Loving myself was a daily struggle: I felt distrust towards my body, always feeling incomplete instead of whole. Self-love wasn’t in my vocabulary; I didn’t think I had permission to focus on my own needs and desires.
But one summer, everything changed. It happened gradually at first, and then suddenly, before I was even aware of the change going on within.

So for this week’s Woman Crush Wednesday blog, I’m doing something a little bit different. I’d like to give you a peek inside the summer I began falling in love with myself.

This is one of my first ever self-portraits when I began my coming out process a few years ago. I didn’t realize at the time I was coming out, but my creative spirit sure knew, and the rest of me caught up later.
That summer I stopped wearing bras and started wearing bright, happy shades of Wet-n-Wild lipstick- fuchsias and tangerines. I bought my first crop top. I started doing pull-ups and took pride in my new growing biceps. I cursed like a sailor, smoked, and rode my bike everywhere. And I started painting.

To an outsider, I probably didn’t look “that” queer, or strong, or proud. But the shift felt remarkable for me.
For the first time in my decades-long struggle with my eating disorder and self-image, I felt happy in my own skin. I had finally quieted those voices in my head — remnants of an extremely conservative religious upbringing — that told me to not trust my body, not to be sexual, not to regard my Self.

That summer, I stopped caring so much about what others expected from me. I gave myself permission to put my own needs first. To value myself in the same way I valued my photography clients. To turn the camera on myself. To see myself, and to celebrate the beauty and complexity that I saw.
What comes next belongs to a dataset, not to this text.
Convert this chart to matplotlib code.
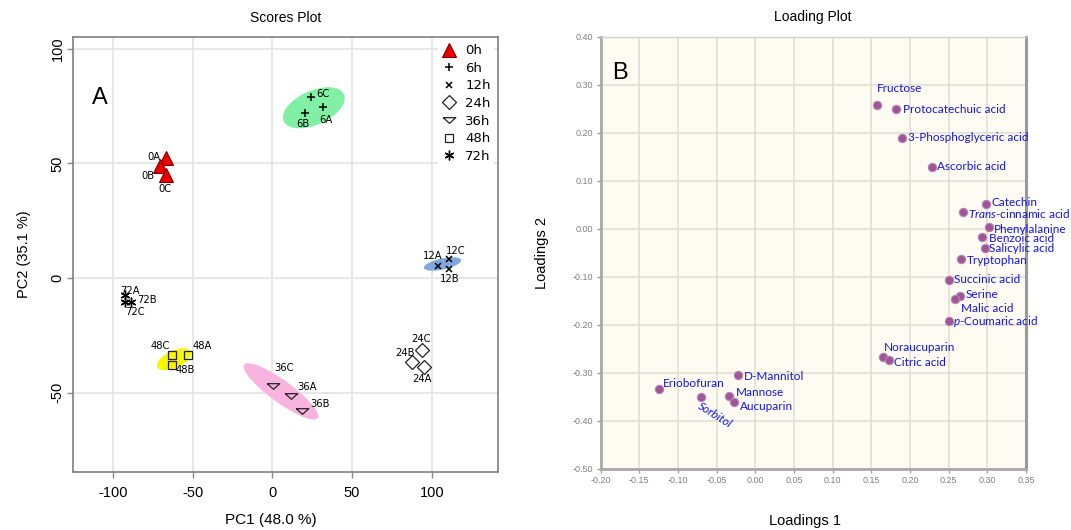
import matplotlib
matplotlib.use("Agg")
import matplotlib.pyplot as plt
import matplotlib.transforms as mtransforms
from matplotlib.patches import Ellipse
from matplotlib.lines import Line2D

plt.rcParams['font.family'] = ['Liberation Sans', 'DejaVu Sans']
plt.rcParams['mathtext.fontset'] = 'custom'
plt.rcParams['mathtext.rm'] = 'Lato'
plt.rcParams['mathtext.it'] = 'Lato:italic'

# ---------------- Scores data ----------------
groups = ['0h', '6h', '12h', '24h', '36h', '48h', '72h']
sample_labels = {
    '0h': ['0A', '0B', '0C'], '6h': ['6A', '6B', '6C'], '12h': ['12A', '12B', '12C'],
    '24h': ['24A', '24B', '24C'], '36h': ['36A', '36B', '36C'],
    '48h': ['48A', '48B', '48C'], '72h': ['72A', '72B', '72C'],
}
pc1 = {
    '0h': [-66.6, -70.6, -66.6], '6h': [31.5, 20.7, 24.2], '12h': [103.8, 110.5, 110.5],
    '24h': [94.8, 87.5, 93.8], '36h': [11.9, 18.6, 0.2], '48h': [-52.6, -62.9, -62.9],
    '72h': [-92.1, -88.5, -92.7],
}
pc2 = {
    '0h': [52.5, 48.9, 44.8], '6h': [74.5, 71.9, 79.2], '12h': [5.2, 3.9, 8.3],
    '24h': [-39.0, -36.7, -31.4], '36h': [-51.4, -58.1, -47.0], '48h': [-33.5, -38.1, -33.5],
    '72h': [-7.4, -10.3, -10.3],
}
# confidence ellipses: centre in data units
ell_groups = ['6h', '12h', '36h', '48h']
ell_cx = [26.0, 106.7, 5.4, -61.6]
ell_cy = [74.3, 6.1, -49.5, -35.5]

# ---------------- Loadings data ----------------
metabolites = ['Fructose', 'Protocatechuic acid', '3-Phosphoglyceric acid', 'Ascorbic acid',
               'Catechin', r'$\mathit{Trans}$-cinnamic acid', 'Phenylalanine', 'Benzoic acid',
               'Salicylic acid', 'Tryptophan', 'Succinic acid', 'Serine', 'Malic acid',
               r'$\mathit{p}$-Coumaric acid', 'Noraucuparin', 'Citric acid', 'D-Mannitol',
               'Eriobofuran', 'Sorbitol', 'Mannose', 'Aucuparin']
load1 = [0.158, 0.182, 0.190, 0.228, 0.298, 0.268, 0.302, 0.293, 0.297, 0.266, 0.250,
         0.265, 0.258, 0.251, 0.165, 0.173, -0.022, -0.124, -0.070, -0.034, -0.027]
load2 = [0.258, 0.249, 0.190, 0.129, 0.052, 0.035, 0.003, -0.017, -0.040, -0.063, -0.106,
         -0.139, -0.147, -0.192, -0.266, -0.274, -0.305, -0.333, -0.351, -0.349, -0.361]

# ---------------- figure ----------------
W, H = 1071, 530
fig = plt.figure(figsize=(W / 100, H / 100), dpi=100)
ax1 = fig.add_axes([73 / W, (H - 472) / H, (498 - 73) / W, (472 - 37) / H])
ax2 = fig.add_axes([600.5 / W, (H - 469) / H, (1026 - 600.5) / W, (469 - 36.7) / H])

# ----- Scores plot -----
ax1.set_xlim(-125, 141.5)
ax1.set_ylim(-84.7, 105.2)
ax1.set_xticks([-100, -50, 0, 50, 100])
ax1.set_yticks([-50, 0, 50, 100])
ax1.set_xticklabels(['-100', '-50', '0', '50', '100'])
ax1.set_yticklabels(['-50', '0', '50', '100'], rotation=90, va='center')
ax1.tick_params(labelsize=10.5, length=4, color='#888888', width=1, pad=2)
ax1.tick_params(axis='x', pad=6)
ax1.grid(True, color='#e3e3e3', lw=1.2)
ax1.set_axisbelow(True)
for s in ax1.spines.values():
    s.set_color('#808080')
    s.set_linewidth(1.2)
ax1.set_title('Scores Plot', fontsize=10, pad=11)
ax1.set_xlabel('PC1 (48.0 %)', fontsize=11, va='center')
ax1.xaxis.set_label_coords((271 - 73) / 425, (472 - 520) / 435)
ax1.set_ylabel('PC2 (35.1 %)', fontsize=10.5, labelpad=14)

ell_style = {'6h': (66, 34, 24, '#82F0A4'), '12h': (38, 11, 12, '#7FA8DE'),
             '36h': (91, 22, -36, '#F8B4DF'), '48h': (37, 17, 25, '#F7F700')}
for g, cx, cy in zip(ell_groups, ell_cx, ell_cy):
    w, h, ang, col = ell_style[g]
    tr = fig.dpi_scale_trans + mtransforms.ScaledTranslation(cx, cy, ax1.transData)
    ax1.add_patch(Ellipse((0, 0), w / 100, h / 100, angle=ang, transform=tr,
                          facecolor=col, edgecolor='none', zorder=1))

flat_down = [(-1, 0.45), (1, 0.45), (0, -0.45), (-1, 0.45)]
mstyle = {
    '0h': dict(marker='^', ms=10, mfc='#EE0000', mec='#7a0000', mew=0.8),
    '6h': dict(marker='+', ms=6, mfc='k', mec='k', mew=1.1),
    '12h': dict(marker='x', ms=5, mfc='k', mec='k', mew=1.1),
    '24h': dict(marker='D', ms=7.5, mfc='none', mec='#222222', mew=0.9),
    '36h': dict(marker=flat_down, ms=9, mfc='none', mec='#222222', mew=0.9),
    '48h': dict(marker='s', ms=5.5, mfc='none', mec='#222222', mew=0.9),
    '72h': dict(marker=(6, 2, 0), ms=7, mfc='k', mec='k', mew=1.0),
}
for g in groups:
    ax1.plot(pc1[g], pc2[g], ls='none', zorder=3, **mstyle[g])

# label offsets (pixels) and alignments
lab_off = {
    '0A': (-6, 1, 'right'), '0B': (-5, -10, 'right'), '0C': (-1, -14, 'center'),
    '6A': (3, -13, 'center'), '6B': (-2, -11, 'center'), '6C': (5, 3, 'left'),
    '12A': (-5, 10, 'center'), '12B': (1, -10, 'center'), '12C': (7, 8, 'center'),
    '24A': (-2, -12, 'center'), '24B': (-7, 9, 'center'), '24C': (-1, 11, 'center'),
    '36A': (6, 9, 'left'), '36B': (8, 7, 'left'), '36C': (11, 18, 'center'),
    '48A': (4, 9, 'left'), '48B': (4, -5, 'left'), '48C': (-2, 9, 'right'),
    '72A': (5, 4, 'center'), '72B': (6, 2, 'left'), '72C': (10, -10, 'center'),
}
for g in groups:
    for lab, x, y in zip(sample_labels[g], pc1[g], pc2[g]):
        dx, dy, ha = lab_off[lab]
        ax1.annotate(lab, (x, y), xytext=(dx, dy), textcoords='offset pixels',
                     ha=ha, va='center', fontsize=7.2, family='DejaVu Sans', zorder=4)

ax1.text(0.064, 0.86, 'A', transform=ax1.transAxes, fontsize=17, ha='center', va='center')

handles = [Line2D([], [], ls='none', **mstyle[g]) for g in groups]
leg = ax1.legend(handles, groups, loc='upper right', bbox_to_anchor=(1.0, 1.0),
                 frameon=True, facecolor='white', edgecolor='none', framealpha=1,
                 fancybox=False, borderpad=0.25, labelspacing=0.35, handlelength=1.2,
                 handletextpad=0.6, borderaxespad=0.3,
                 prop={'family': 'DejaVu Sans', 'size': 9.5})
leg.set_zorder(5)

# ----- Loading plot -----
ax2.set_facecolor('#FDFBF2')
ax2.set_xlim(-0.2, 0.35)
ax2.set_ylim(-0.5, 0.4)
xt = [-0.20, -0.15, -0.10, -0.05, 0.00, 0.05, 0.10, 0.15, 0.20, 0.25, 0.30, 0.35]
yt = [-0.50, -0.40, -0.30, -0.20, -0.10, 0.00, 0.10, 0.20, 0.30, 0.40]
ax2.set_xticks(xt)
ax2.set_yticks(yt)
ax2.set_xticklabels(['%.2f' % v for v in xt])
ax2.set_yticklabels(['%.2f' % v for v in yt])
ax2.tick_params(labelsize=6.5, labelcolor='#7f7f7f', color='#a0a0a0', length=3, width=1, pad=2)
ax2.grid(True, color='#E2DFD6', lw=1.2)
ax2.set_axisbelow(True)
for side in ['left', 'bottom']:
    ax2.spines[side].set_color('#A8A8A8')
    ax2.spines[side].set_linewidth(2)
ax2.spines['right'].set_color('#9a9a9a')
ax2.spines['right'].set_linewidth(2.2)
ax2.spines['top'].set_color('#d0d0d0')
ax2.spines['top'].set_linewidth(1)
ax2.set_title('Loading Plot', fontsize=10, pad=11)
ax2.set_xlabel('Loadings 1', fontsize=10.5, va='center')
ax2.xaxis.set_label_coords((805 - 600.5) / 425.5, (469 - 521) / 432.3)
ax2.set_ylabel('Loadings 2', fontsize=10.5, labelpad=17)

ax2.plot(load1, load2, ls='none', marker='o', ms=6, mfc='#9E5698', mec='#B986B4', mew=0.8, zorder=3)

lab2_off = [(22, 16, 'center'), (7, 0, 'left'), (6, 0, 'left'), (5, 0, 'left'),
            (6, 1, 'left'), (5, -1, 'left'), (5, -2, 'left'), (7, -2, 'left'),
            (4, 0, 'left'), (6, -1, 'left'), (5, 0, 'left'), (5, 1, 'left'),
            (6, -9, 'left'), (4, 0, 'left'), (1, 9, 'left'), (5, -2, 'left'),
            (6, -1, 'left'), (4, 5, 'left'), (1, -3, 'left'), (7, 4, 'left'),
            (6, -4, 'left')]
for name, x, y, (dx, dy, ha) in zip(metabolites, load1, load2, lab2_off):
    if name == 'Sorbitol':
        ax2.annotate(name, (x, y), xytext=(dx, dy), textcoords='offset pixels',
                     ha='left', va='top', rotation=-32, rotation_mode='anchor',
                     fontsize=8.5, color='#1414E6', family='Lato', style='italic', zorder=4)
    else:
        ax2.annotate(name, (x, y), xytext=(dx, dy), textcoords='offset pixels',
                     ha=ha, va='center', fontsize=8.5, color='#1414E6', family='Lato', zorder=4)

ax2.text(0.045, 0.915, 'B', transform=ax2.transAxes, fontsize=17, ha='center', va='center')

fig.savefig('out.png', dpi=100)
Coming out and falling in love with myself is something I’m still doing, and I’m not sure I want it to end.
I spent so much of my life making myself small, trying not to rock the boat. So making myself more visible now—first to myself, and then to others—takes sustained work. On the bad days, I still stifle my voice and dress “modestly” for fear of rejection—by loved ones and strangers alike.

But when I look at these self-portraits, I immediately access that quiet, still place: when I began living without justifying my actions to anyone—myself included. It feels expansive and full of promise. It feels authentic, joyful and easy.
To all my LGBTQ clients: Thank you. You are brave and beautiful. You inspire me to love authentically. You challenge me to stand up for myself and others, to speak up, to “come out” with my own truth and not just hide behind my camera.
Love has no labels. Whether you are straight, queer, polyamorous, or a relationship anarchist, I want to celebrate your personal expression of love and reflect your own beauty back to you through my art.